DATA SHOWN
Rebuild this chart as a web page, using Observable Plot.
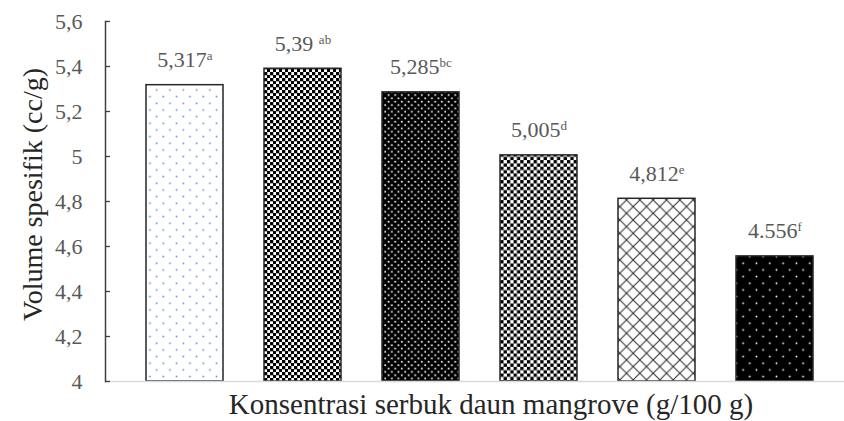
<!DOCTYPE html>
<html>
<head>
<meta charset="utf-8">
<script src="https://cdn.jsdelivr.net/npm/d3@7"></script>
<script src="https://cdn.jsdelivr.net/npm/@observablehq/plot@0.6"></script>
<style>
  body { margin: 0; background: #fff; }
  #chart svg { display: block; }
</style>
</head>
<body>
<svg width="0" height="0" style="position:absolute">
  <defs>
    <pattern id="p1" patternUnits="userSpaceOnUse" width="13.33" height="13.33">
      <rect width="13.33" height="13.33" fill="#fff"/>
      <circle cx="3.3" cy="3.3" r="0.9" fill="#5b8fd6"/>
      <circle cx="10" cy="10" r="0.9" fill="#5b8fd6"/>
    </pattern>
    <pattern id="p2" patternUnits="userSpaceOnUse" width="6" height="6">
      <rect width="6" height="6" fill="#fff"/>
      <rect x="0" y="0" width="3.3" height="3.3" fill="#000"/>
      <rect x="3" y="3" width="3.3" height="3.3" fill="#000"/>
    </pattern>
    <pattern id="p3" patternUnits="userSpaceOnUse" width="6.67" height="6.67">
      <rect width="6.67" height="6.67" fill="#000"/>
      <circle cx="1.67" cy="1.67" r="0.95" fill="#fff"/>
      <circle cx="5" cy="5" r="0.95" fill="#fff"/>
    </pattern>
    <pattern id="p4" patternUnits="userSpaceOnUse" width="6.67" height="6.67">
      <rect width="6.67" height="6.67" fill="#fff"/>
      <rect x="0" y="0" width="3.33" height="3.33" fill="#000"/>
      <rect x="3.33" y="3.33" width="3.34" height="3.34" fill="#000"/>
    </pattern>
    <pattern id="p5" patternUnits="userSpaceOnUse" width="13.33" height="13.33">
      <rect width="13.33" height="13.33" fill="#fff"/>
      <path d="M-1,-1L14.33,14.33M14.33,-1L-1,14.33" stroke="#333" stroke-width="1.1" fill="none"/>
    </pattern>
    <pattern id="p6" patternUnits="userSpaceOnUse" width="13.33" height="13.33">
      <rect width="13.33" height="13.33" fill="#000"/>
      <circle cx="3.3" cy="3.3" r="0.9" fill="#fff"/>
      <circle cx="10" cy="10" r="0.9" fill="#fff"/>
    </pattern>
  </defs>
</svg>
<div id="chart"></div>
<script>
// ---- data ----
const categories = ["K0", "K1", "K2", "K3", "K4", "K5"];
const values = [5.317, 5.39, 5.285, 5.005, 4.812, 4.556];
const valueLabels = ["5,317", "5,39 ", "5,285", "5,005", "4,812", "4.556"];
const superscripts = ["a", "ab", "bc", "d", "e", "f"];
const yTicks = [4, 4.2, 4.4, 4.6, 4.8, 5, 5.2, 5.4, 5.6];
const yTickLabels = ["4", "4,2", "4,4", "4,6", "4,8", "5", "5,2", "5,4", "5,6"];
const yTitle = "Volume spesifik (cc/g)";
const xTitle = "Konsentrasi serbuk daun mangrove (g/100 g)";
const patternIds = ["p1", "p2", "p3", "p4", "p5", "p6"];

const data = categories.map((c, i) => ({cat: c, value: values[i], label: valueLabels[i], sup: superscripts[i]}));
const serif = "Liberation Serif";

const chart = Plot.plot({
  width: 844,
  height: 421,
  marginLeft: 105,
  marginRight: 0,
  marginTop: 21,
  marginBottom: 40,
  x: {domain: categories, range: [104, 855], padding: 0.35, axis: null},
  y: {domain: [4, 5.6], axis: null},
  color: {type: "ordinal", domain: categories, range: patternIds.map(id => `url(#${id})`)},
  style: {fontFamily: serif, background: "#fff"},
  marks: [
    Plot.barY(data, {x: "cat", y1: 4, y2: "value", fill: "cat", stroke: "#262626", strokeWidth: 1.5}),
    Plot.ruleY([4], {stroke: "#d9d9d9", strokeWidth: 1.5}),
    Plot.axisY({ticks: yTicks, tickSize: -5, tickPadding: 28, stroke: "#404040", strokeWidth: 1.3,
      tickFormat: d => yTickLabels[yTicks.indexOf(d)], fontSize: 22, fontFamily: serif, fill: "#595959", label: null}),
    Plot.frame({anchor: "left", stroke: "#404040", strokeWidth: 1.5}),
    Plot.text(data, {x: "cat", y: "value", text: "label", dy: -18, lineAnchor: "bottom", fontSize: 22, fontFamily: serif, fill: "#595959"}),
    Plot.text([yTitle], {frameAnchor: "left", rotate: -90, dx: -64, dy: -7, textAnchor: "middle", lineAnchor: "bottom", fontSize: 28, fontFamily: serif, fill: "#262626"}),
    Plot.text([xTitle], {frameAnchor: "bottom", dx: 16, dy: 32, textAnchor: "middle", lineAnchor: "bottom", fontSize: 29, fontFamily: serif, fill: "#262626"})
  ]
});

// superscript letters on the value labels
const labelGroup = chart.querySelectorAll('g[aria-label="text"]')[0];
labelGroup.querySelectorAll("text").forEach((t, i) => {
  const ts = document.createElementNS("http://www.w3.org/2000/svg", "tspan");
  ts.setAttribute("font-size", "13");
  ts.setAttribute("dy", "-7");
  ts.textContent = data[i].sup;
  t.appendChild(ts);
});

document.getElementById("chart").appendChild(chart);
</script>
</body>
</html>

WHAT YOU HAVE TO DO
Reproduce the listing exactly. Leave its pictures out.

CORRECT ANSWER
Rebuild this chart as a web page, using Observable Plot.
<!DOCTYPE html>
<html>
<head>
<meta charset="utf-8">
<script src="https://cdn.jsdelivr.net/npm/d3@7"></script>
<script src="https://cdn.jsdelivr.net/npm/@observablehq/plot@0.6"></script>
<style>
  body { margin: 0; background: #fff; }
  #chart svg { display: block; }
</style>
</head>
<body>
<svg width="0" height="0" style="position:absolute">
  <defs>
    <pattern id="p1" patternUnits="userSpaceOnUse" width="13.33" height="13.33">
      <rect width="13.33" height="13.33" fill="#fff"/>
      <circle cx="3.3" cy="3.3" r="0.9" fill="#5b8fd6"/>
      <circle cx="10" cy="10" r="0.9" fill="#5b8fd6"/>
    </pattern>
    <pattern id="p2" patternUnits="userSpaceOnUse" width="6" height="6">
      <rect width="6" height="6" fill="#fff"/>
      <rect x="0" y="0" width="3.3" height="3.3" fill="#000"/>
      <rect x="3" y="3" width="3.3" height="3.3" fill="#000"/>
    </pattern>
    <pattern id="p3" patternUnits="userSpaceOnUse" width="6.67" height="6.67">
      <rect width="6.67" height="6.67" fill="#000"/>
      <circle cx="1.67" cy="1.67" r="0.95" fill="#fff"/>
      <circle cx="5" cy="5" r="0.95" fill="#fff"/>
    </pattern>
    <pattern id="p4" patternUnits="userSpaceOnUse" width="6.67" height="6.67">
      <rect width="6.67" height="6.67" fill="#fff"/>
      <rect x="0" y="0" width="3.33" height="3.33" fill="#000"/>
      <rect x="3.33" y="3.33" width="3.34" height="3.34" fill="#000"/>
    </pattern>
    <pattern id="p5" patternUnits="userSpaceOnUse" width="13.33" height="13.33">
      <rect width="13.33" height="13.33" fill="#fff"/>
      <path d="M-1,-1L14.33,14.33M14.33,-1L-1,14.33" stroke="#333" stroke-width="1.1" fill="none"/>
    </pattern>
    <pattern id="p6" patternUnits="userSpaceOnUse" width="13.33" height="13.33">
      <rect width="13.33" height="13.33" fill="#000"/>
      <circle cx="3.3" cy="3.3" r="0.9" fill="#fff"/>
      <circle cx="10" cy="10" r="0.9" fill="#fff"/>
    </pattern>
  </defs>
</svg>
<div id="chart"></div>
<script>
// ---- data ----
const categories = ["K0", "K1", "K2", "K3", "K4", "K5"];
const values = [5.317, 5.39, 5.285, 5.005, 4.812, 4.556];
const valueLabels = ["5,317", "5,39 ", "5,285", "5,005", "4,812", "4.556"];
const superscripts = ["a", "ab", "bc", "d", "e", "f"];
const yTicks = [4, 4.2, 4.4, 4.6, 4.8, 5, 5.2, 5.4, 5.6];
const yTickLabels = ["4", "4,2", "4,4", "4,6", "4,8", "5", "5,2", "5,4", "5,6"];
const yTitle = "Volume spesifik (cc/g)";
const xTitle = "Konsentrasi serbuk daun mangrove (g/100 g)";
const patternIds = ["p1", "p2", "p3", "p4", "p5", "p6"];

const data = categories.map((c, i) => ({cat: c, value: values[i], label: valueLabels[i], sup: superscripts[i]}));
const serif = "Liberation Serif";

const chart = Plot.plot({
  width: 844,
  height: 421,
  marginLeft: 105,
  marginRight: 0,
  marginTop: 21,
  marginBottom: 40,
  x: {domain: categories, range: [104, 855], padding: 0.35, axis: null},
  y: {domain: [4, 5.6], axis: null},
  color: {type: "ordinal", domain: categories, range: patternIds.map(id => `url(#${id})`)},
  style: {fontFamily: serif, background: "#fff"},
  marks: [
    Plot.barY(data, {x: "cat", y1: 4, y2: "value", fill: "cat", stroke: "#262626", strokeWidth: 1.5}),
    Plot.ruleY([4], {stroke: "#d9d9d9", strokeWidth: 1.5}),
    Plot.axisY({ticks: yTicks, tickSize: -5, tickPadding: 28, stroke: "#404040", strokeWidth: 1.3,
      tickFormat: d => yTickLabels[yTicks.indexOf(d)], fontSize: 22, fontFamily: serif, fill: "#595959", label: null}),
    Plot.frame({anchor: "left", stroke: "#404040", strokeWidth: 1.5}),
    Plot.text(data, {x: "cat", y: "value", text: "label", dy: -18, lineAnchor: "bottom", fontSize: 22, fontFamily: serif, fill: "#595959"}),
    Plot.text([yTitle], {frameAnchor: "left", rotate: -90, dx: -64, dy: -7, textAnchor: "middle", lineAnchor: "bottom", fontSize: 28, fontFamily: serif, fill: "#262626"}),
    Plot.text([xTitle], {frameAnchor: "bottom", dx: 16, dy: 32, textAnchor: "middle", lineAnchor: "bottom", fontSize: 29, fontFamily: serif, fill: "#262626"})
  ]
});

// superscript letters on the value labels
const labelGroup = chart.querySelectorAll('g[aria-label="text"]')[0];
labelGroup.querySelectorAll("text").forEach((t, i) => {
  const ts = document.createElementNS("http://www.w3.org/2000/svg", "tspan");
  ts.setAttribute("font-size", "13");
  ts.setAttribute("dy", "-7");
  ts.textContent = data[i].sup;
  t.appendChild(ts);
});

document.getElementById("chart").appendChild(chart);
</script>
</body>
</html>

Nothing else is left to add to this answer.